From ecodesign to the issue of microplastics, including the fight against counterfeiting and the fast fashion industry. The key themes at the heart of the European action plan for the textile sector are numerous, although the actual impact of directives on fast fashion remains uncertain.
Many fast fashion brands are trying to adapt to the growing demands of sustainability. Recycling programs, environmentally conscious production processes, and greater social responsibility are becoming integral parts of the strategies of the sector's major players, albeit at different paces. For a more in-depth analysis of progress and efforts in reducing environmental and social impact, we have examined sustainability reports published by major fast fashion retailers. Although the documents differ significantly in content and transparency, what emerges is a growing green approach.

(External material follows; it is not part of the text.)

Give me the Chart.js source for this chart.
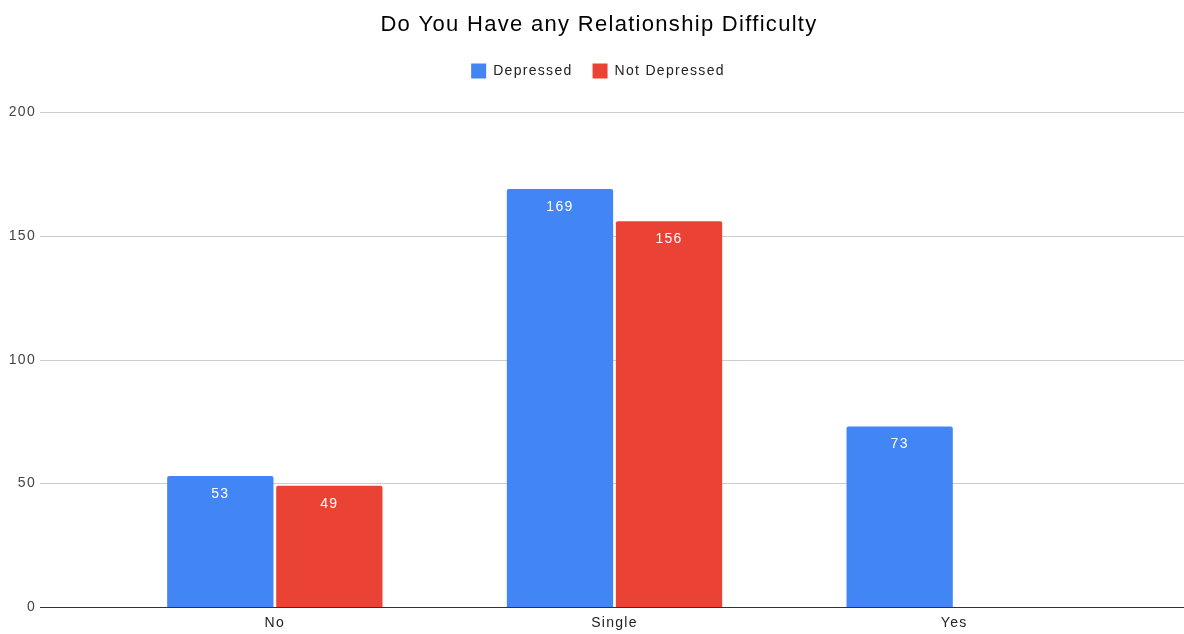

According to what has been declared, the giant Inditex has indeed achieved significant results in 2022, including 100% of electricity used coming from renewable sources and total waste reduction at its facilities. In the medium and long term, ambitious goals have been announced: a 25% reduction in water consumption in the supply chain by 2025 and net-zero emissions by 2040.
Swedish company H&M is also making significant strides in terms of sustainability: in 2022, 23% of the materials used were recycled, and the stated goal is to reach 30% by the end of 2023. But that's not all. The brand aims to reduce CO2 emissions by 56% by 2030.
Even Shein, often associated with polluting and non-transparent practices, outlines clear goals in terms of environmental responsibility in its Sustainability Report. The company plans to convert at least 31% of its polyester-based products into recycled polyester by 2030 and aims to reduce greenhouse gas emissions by 25% by the same year.
As for its rival Mango, in 2022, 46% of its fibers came from natural sources, and 11% from recycled fibers. By 2030, the company aims to reduce 80% of scope 1 and 2 emissions and 35% of scope 3 emissions, as well as a 25% reduction in water impact.
Irish fast fashion leader Primark aims to reduce carbon emissions throughout the supply chain by 50% by 2030 and eliminate single-use plastics by 2027.
In addition to actions to limit the environmental footprint, an important game is being played on the circular economy front. Many fast fashion industry leaders are launching programs to extend the lifespan of their products. For example, H&M has implemented the Garment Collecting initiative, which in just one year in 2022 collected 14,768 tonnes of used products, of which 55% were reused as products, 15% as materials, and 22% recycled into products for other industries or new fibers.
One of the key words in the challenge to make the fashion industry more sustainable is 'transparency.' Many companies are adopting a series of measures to clarify their production processes, from the sources of materials to the conditions of workers.
This trend aligns with the approach of the European Commission, which intends to introduce a 'digital product passport' to allow consumers to access information about the origin and sustainability of the clothing they purchase.
However, there are already key tools that provide analysis of the transparency practices adopted by fashion brands. Among these is the 'Fashion Transparency Index,' which ranks 250 of the world's largest fashion brands and retailers based on their public disclosure of policies, practices, and impacts on human rights and the environment. And, as the assessments for 2023 show, while some companies in the fast fashion market, including OVS, are responding promptly to the call for greater transparency, other industry leaders still have some shortcomings.